The following appears as an exercise in Sinai and Koralov's Theory of Probability and Random Processes.
My EffortsGive an example of a family of probability measures $P_{n}$ on $(\mathbb{R},\mathcal{B}(\mathbb{R}))$ such that $P_{n}\Rightarrow P$ (weakly), $P_{n}$, $P$ are absolutely continuous with respect to the Lebesgue measure, yet there exists a Borel set $A$ such that $P_{n}(A)$ does not converge to $P(A)$.
Denote the corresponding cumulative distribution functions by $F_{n}$, $F$. Because $P_{n}\Rightarrow P$, $F_{n}(x)\to F(x)$ at all points $x\in\mathbb{R}$ where $F$ is continuous, which is everywhere since $F\ll\lambda$ ($\lambda$ denoting Lebesgue measure). (Furthermore, since each $F_{n}$ is also continuous, the pointwise convergence $F_{n}\to F$ is uniform in any compact set.)
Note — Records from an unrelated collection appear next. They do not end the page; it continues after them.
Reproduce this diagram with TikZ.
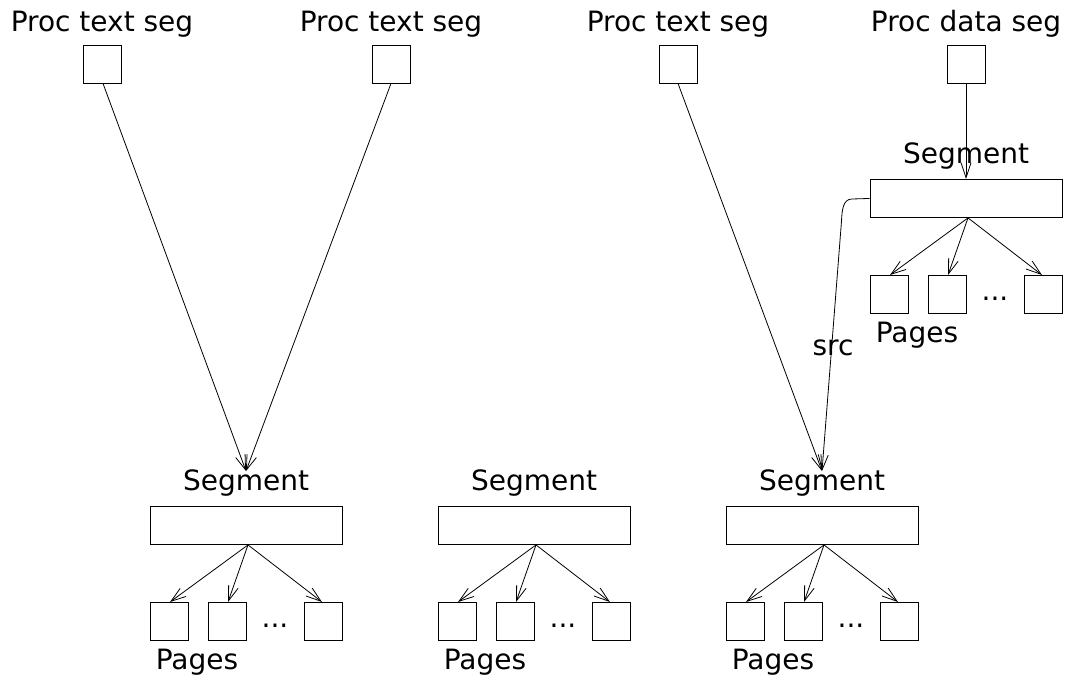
\documentclass[tikz,border=0pt]{standalone}
\usepackage{fontspec}
\setmainfont{DejaVu Sans}
\usetikzlibrary{arrows.meta}
\begin{document}
\begin{tikzpicture}[x=1pt,y=-1pt,
  lbl/.style={inner sep=0pt,font=\fontsize{28}{32}\selectfont},
  sq/.style={draw,line width=0.9pt,minimum width=38pt,minimum height=38pt,inner sep=0pt},
  bar/.style={draw,line width=0.9pt,minimum width=192pt,minimum height=38pt,inner sep=0pt},
  arr/.style={line width=0.8pt,-{Straight Barb[length=15pt,width=10pt,line width=0.8pt]}},
  ln/.style={line width=0.8pt}]
\useasboundingbox (0,0) rectangle (1067,681);

% process segment boxes along the top
\foreach \n/\x/\t in {p1/102/Proc text seg,p2/391/Proc text seg,p3/678/Proc text seg,p4/966/Proc data seg}{
  \node[lbl,anchor=base] (\n lab) at (\x,31) {\t};
  \node[sq] (\n) at (\x,64) {};
}

% a segment with its pages: name, centre x, top y of the bar
\newcommand{\segblock}[3]{%
  \node[lbl,anchor=base] (#1lab) at (#2,#3-16) {Segment};
  \node[bar,anchor=north] (#1) at (#2,#3) {};
  \node[sq,anchor=north] (#1a) at (#2-77,#3+96) {};
  \node[sq,anchor=north] (#1b) at (#2-19,#3+96) {};
  \node[sq,anchor=north] (#1c) at (#2+77,#3+96) {};
  \node[lbl,anchor=base] (#1dots) at (#2+29,#3+121) {...};
  \node[lbl,anchor=base] (#1pg) at (#2-49,#3+163) {Pages};
  \coordinate (#1o) at ([xshift=2pt]#1.south);
  \draw[arr] (#1o) -- ([xshift=1pt]#1a.north);
  \draw[arr] (#1o) -- ([xshift=1pt]#1b.north);
  \draw[arr] (#1o) -- ([xshift=-1pt]#1c.north);
}

\segblock{sA}{246}{506}
\segblock{sB}{534}{506}
\segblock{sC}{822}{506}
\segblock{sR}{966}{179}

% references from the process segments
\draw[arr] ([xshift=1pt]p1.south) -- ([yshift=-2pt]sAlab.north);
\draw[arr] (p2.south) -- ([yshift=-2pt]sAlab.north);
\draw[arr] (p3.south) -- ([yshift=-2pt]sClab.north);
\draw[arr] (p4.south) -- (sR.north);

% src link from the data segment back to the text segment
\coordinate (srcA) at (852,199);
\coordinate (srcB) at (841.5,221);
\draw[ln] (sR.west) -- (srcA) .. controls (843,199) and (842,210) .. (srcB);
\draw[arr] (srcB) -- ([yshift=-2pt]sClab.north);
\node[lbl] (srclab) at (833,348) {src};
\end{tikzpicture}
\end{document}
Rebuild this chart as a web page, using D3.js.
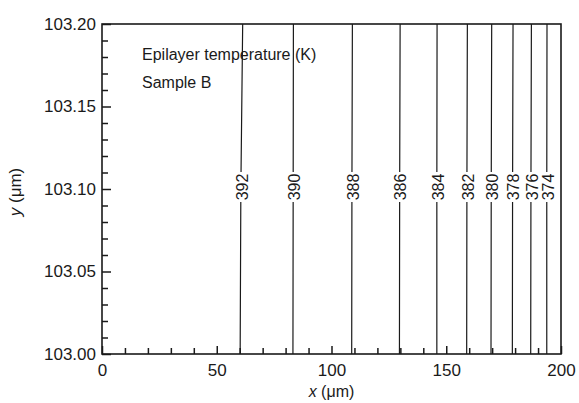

This seems to limit our options. For example, it implies that $P_{n}(A)\to P(A)$ whenever $A$ can be written as a finite union of intervals. Perhaps a countable union of intervals could work. Since we are dealing with probability measures, though, the component intervals 'running off to $\infty$' seems unlikely to help.
Because $F_{n}$, $F$ are absolutely continuous with respect to $\lambda$, they have densities $f_{n}$, $f$. If $f_{n}\to f$ too nicely (e.g. in such a way that allowed us to apply the Monotone or Dominated Convergence Theorem), we'd find that $P_{n}(A)=\int_{A}f_{n}\,\mathrm{d}\lambda$ converged to $\int_{A}f\,\mathrm{d}\lambda=P(A)$ for any Borel set $A$. Thinking along these lines, I looked around unsuccessfully for a kind of counterpart to Scheffé's Theorem, which says
If $f_{n}\to f$ $\lambda$-a.e., then $P_{n}(A)\to P(A)$ for all $A\in\mathcal{B}(\mathbb{R})$ (and the rate of convergence is uniform).
The Portmanteau Theorem tells us that if $P_{n}\Rightarrow P$, then $P_{n}(A)\to P(A)$ for all Borel sets $A$ satisfying $\lambda(\partial A)=0$. Fat Cantor sets are Borel sets whose boundaries (themselves) have positive Lebesgue measure, so maybe $P$ could be defined in terms of a fat Cantor set and each $P_{n}$ in terms of some step in its construction or something.
Let $P$ be the uniform measure on $[0,1]$. Consider the family $n^{-1}\sum_{i=1}^{n}\delta_{i/n}$. It is easy to see that $n^{-1}\sum_{i=1}^{n}\delta_{i/n}\Rightarrow P$ (use the fact that any $f\in C_{b}(\mathbb{R})$ is uniformly continuous on $[0,1]$). Of course, anything involving a Dirac measure isn't going to be absolutely continuous with respect to $\lambda$. However, we can approximate: define $P_{n}=\sum_{i=1}^{n}2^{n+1}\mathbf{1}_{I^{n}_{i}}$ where $I^{n}_{i}=(i/n-1/n2^{n+1},i/n)$. By a similar argument, we can see that $P_{n}\Rightarrow P$.
Now we need to find a Borel set $A$ such that $P_{n}(A)\not\to P(A)$. Consider the sets $\text{supp}(P_{n})$. $P(\text{supp}(P_{n}))=1/2^{n+1}$, so $$ P\big(\cap_{n=1}^{\infty}\text{supp}(P_{n})^{\complement}\big) \geq 1-P\big(\cup_{n=1}^{\infty}\text{supp}(P_{n})\big) \geq 1-\sum_{n=1}^{\infty}P(\text{supp}(P_{n})) =1/2 $$ Denote this intersection $A$. As the countable intersection of closed sets, $A$ is Borel-measurable. Furthermore, because $\text{supp}(P_{n})\cap A=\emptyset$ for all $n$, $P_{n}(A)=0$ for all $n$! Thus $P_{n}(A)\not\to P(A)$.